One initiative set up by Alcatel-Lucent may help this profusion of devices. The Open API Platform is the result of what Scott Manson, Director of Application Services, calls a focus on how to help service providers create new revenue streams. Deriding the traditional network as “just a dumb pipe from which it's hard to get back your investment dollars”, his group has been working on “making the network usable for third parties”. That used, he admits, to be the jobs of telcos but “none of them are going to write the next Twitter”, he says.

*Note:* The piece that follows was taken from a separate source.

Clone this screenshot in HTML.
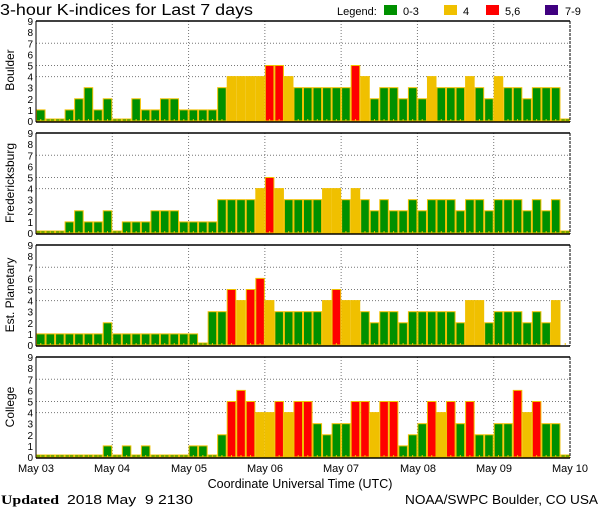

By using the Open API Platform as a way of delivering apps across multiple devices at a low cost, he sees a massive potential in the number of offerings that service providers can bundle. “We're dealing with an industry where there are more than 2,500 devices, more than 750 networks, more than 100 app stores and more than 14 million developers – there's a lot of potential there to monetise!”
Equally important for the creation of more intelligent networks is grasping, in the words of Jean-Pierre Lartigue, Alcatel-Lucent's VP Wireless Networking Marketing & Strategy, that “wireless and wireline can't be differentiated in terms of solutions for network roll-out. We no longer care about the boundaries in a transforming world.” In his view, the problem is simply put: “We can squeeze more with copper, but how to do this in the wireless space?” The answer is equally simple: network optimisation and network intelligence.
At least Alcatel-Lucent hope so. After all, 2012 is approaching fast!